> _Data provided_
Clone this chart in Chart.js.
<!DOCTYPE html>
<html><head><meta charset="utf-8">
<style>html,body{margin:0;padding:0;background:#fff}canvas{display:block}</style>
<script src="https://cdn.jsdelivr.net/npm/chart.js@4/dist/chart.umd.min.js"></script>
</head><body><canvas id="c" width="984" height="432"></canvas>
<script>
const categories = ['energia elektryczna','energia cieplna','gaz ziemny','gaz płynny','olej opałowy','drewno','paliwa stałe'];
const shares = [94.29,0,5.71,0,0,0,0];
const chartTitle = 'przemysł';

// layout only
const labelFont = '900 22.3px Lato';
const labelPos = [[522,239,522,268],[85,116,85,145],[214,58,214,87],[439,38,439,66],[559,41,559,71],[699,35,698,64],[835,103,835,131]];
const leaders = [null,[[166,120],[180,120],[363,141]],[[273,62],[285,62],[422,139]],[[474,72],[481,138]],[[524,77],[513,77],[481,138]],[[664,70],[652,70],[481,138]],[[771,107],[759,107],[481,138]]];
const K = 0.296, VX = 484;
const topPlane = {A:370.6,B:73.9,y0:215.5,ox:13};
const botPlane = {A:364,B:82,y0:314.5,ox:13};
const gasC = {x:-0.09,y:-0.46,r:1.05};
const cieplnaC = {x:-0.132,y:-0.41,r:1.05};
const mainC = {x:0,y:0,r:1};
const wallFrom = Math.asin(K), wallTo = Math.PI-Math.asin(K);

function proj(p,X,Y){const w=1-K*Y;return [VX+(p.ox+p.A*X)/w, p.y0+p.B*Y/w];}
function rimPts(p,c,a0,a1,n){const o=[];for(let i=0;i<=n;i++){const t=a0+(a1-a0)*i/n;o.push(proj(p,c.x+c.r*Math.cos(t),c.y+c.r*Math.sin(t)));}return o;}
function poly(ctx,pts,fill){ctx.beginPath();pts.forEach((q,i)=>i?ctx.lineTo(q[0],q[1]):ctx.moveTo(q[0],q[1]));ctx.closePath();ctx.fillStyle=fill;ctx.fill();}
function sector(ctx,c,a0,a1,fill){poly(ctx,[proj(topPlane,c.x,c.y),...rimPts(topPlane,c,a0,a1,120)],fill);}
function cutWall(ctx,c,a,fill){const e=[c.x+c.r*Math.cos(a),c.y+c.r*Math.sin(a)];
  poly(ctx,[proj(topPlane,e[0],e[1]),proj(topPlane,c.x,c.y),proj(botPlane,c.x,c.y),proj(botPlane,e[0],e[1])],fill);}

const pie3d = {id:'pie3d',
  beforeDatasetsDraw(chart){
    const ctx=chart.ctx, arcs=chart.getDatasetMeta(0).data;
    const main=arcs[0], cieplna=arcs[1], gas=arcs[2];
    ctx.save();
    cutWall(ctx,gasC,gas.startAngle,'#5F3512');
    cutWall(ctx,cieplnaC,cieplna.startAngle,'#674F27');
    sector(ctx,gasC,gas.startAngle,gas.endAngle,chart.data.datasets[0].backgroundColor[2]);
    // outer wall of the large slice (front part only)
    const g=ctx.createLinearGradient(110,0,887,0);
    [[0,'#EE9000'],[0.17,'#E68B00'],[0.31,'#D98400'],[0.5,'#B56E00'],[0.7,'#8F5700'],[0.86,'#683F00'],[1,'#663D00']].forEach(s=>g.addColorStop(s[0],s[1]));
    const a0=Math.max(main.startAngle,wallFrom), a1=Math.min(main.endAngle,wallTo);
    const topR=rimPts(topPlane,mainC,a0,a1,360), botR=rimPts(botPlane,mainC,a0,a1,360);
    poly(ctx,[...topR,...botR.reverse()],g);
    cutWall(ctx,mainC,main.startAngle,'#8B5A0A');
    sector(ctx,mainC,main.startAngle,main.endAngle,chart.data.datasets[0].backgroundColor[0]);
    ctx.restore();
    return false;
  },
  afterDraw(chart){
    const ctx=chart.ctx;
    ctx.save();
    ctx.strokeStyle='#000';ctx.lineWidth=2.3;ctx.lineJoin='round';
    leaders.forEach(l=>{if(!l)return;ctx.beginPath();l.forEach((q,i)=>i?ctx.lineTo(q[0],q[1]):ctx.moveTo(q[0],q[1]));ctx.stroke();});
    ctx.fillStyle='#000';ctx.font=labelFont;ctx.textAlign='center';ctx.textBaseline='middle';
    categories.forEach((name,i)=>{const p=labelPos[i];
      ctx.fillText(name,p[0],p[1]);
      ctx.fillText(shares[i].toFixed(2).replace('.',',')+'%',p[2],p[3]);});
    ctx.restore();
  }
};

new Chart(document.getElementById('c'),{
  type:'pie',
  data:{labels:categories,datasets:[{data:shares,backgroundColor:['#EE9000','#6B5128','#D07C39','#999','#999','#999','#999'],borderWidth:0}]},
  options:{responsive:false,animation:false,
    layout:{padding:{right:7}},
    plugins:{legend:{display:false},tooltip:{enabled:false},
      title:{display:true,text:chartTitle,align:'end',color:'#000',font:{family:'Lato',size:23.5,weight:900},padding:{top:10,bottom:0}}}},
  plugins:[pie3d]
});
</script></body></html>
--
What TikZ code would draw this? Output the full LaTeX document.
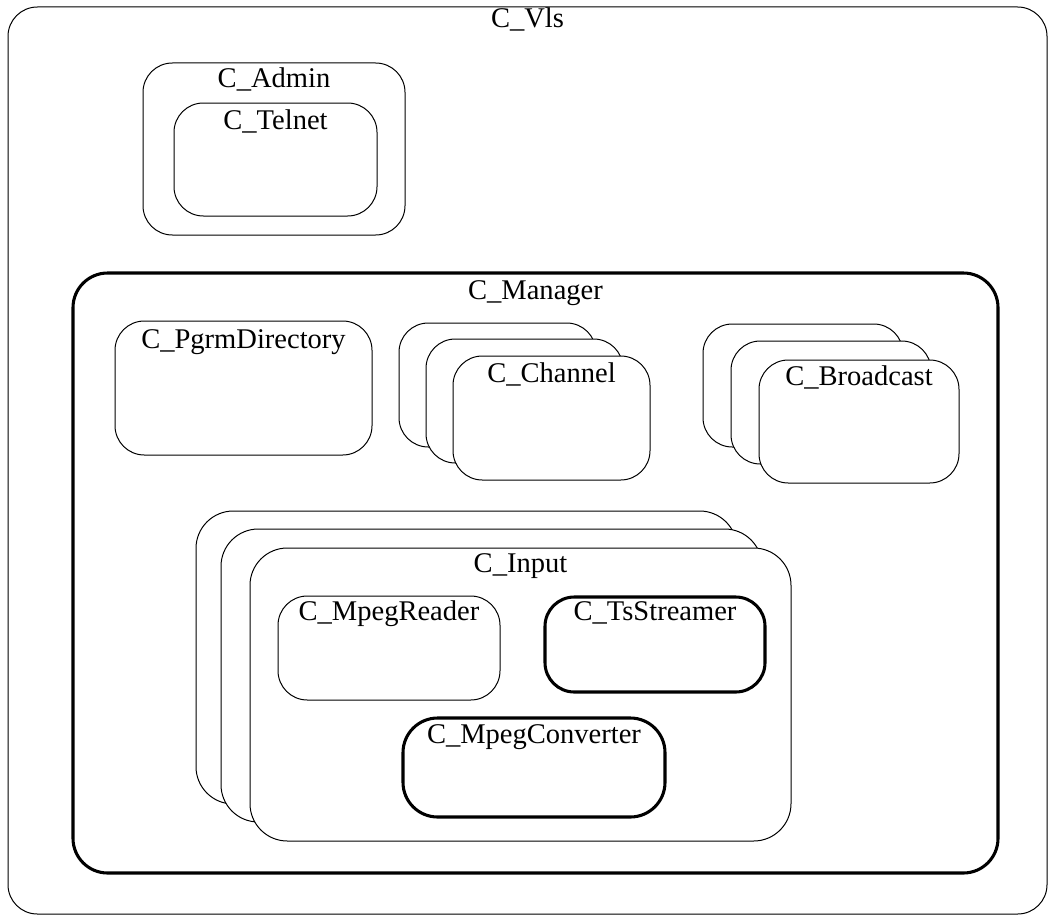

> _Task prompt_
Filter out all lines lacking the word "document" and copy the rest.

> _Solution_
new Chart(document.getElementById('c'),{
What TikZ code would draw this? Output the full LaTeX document.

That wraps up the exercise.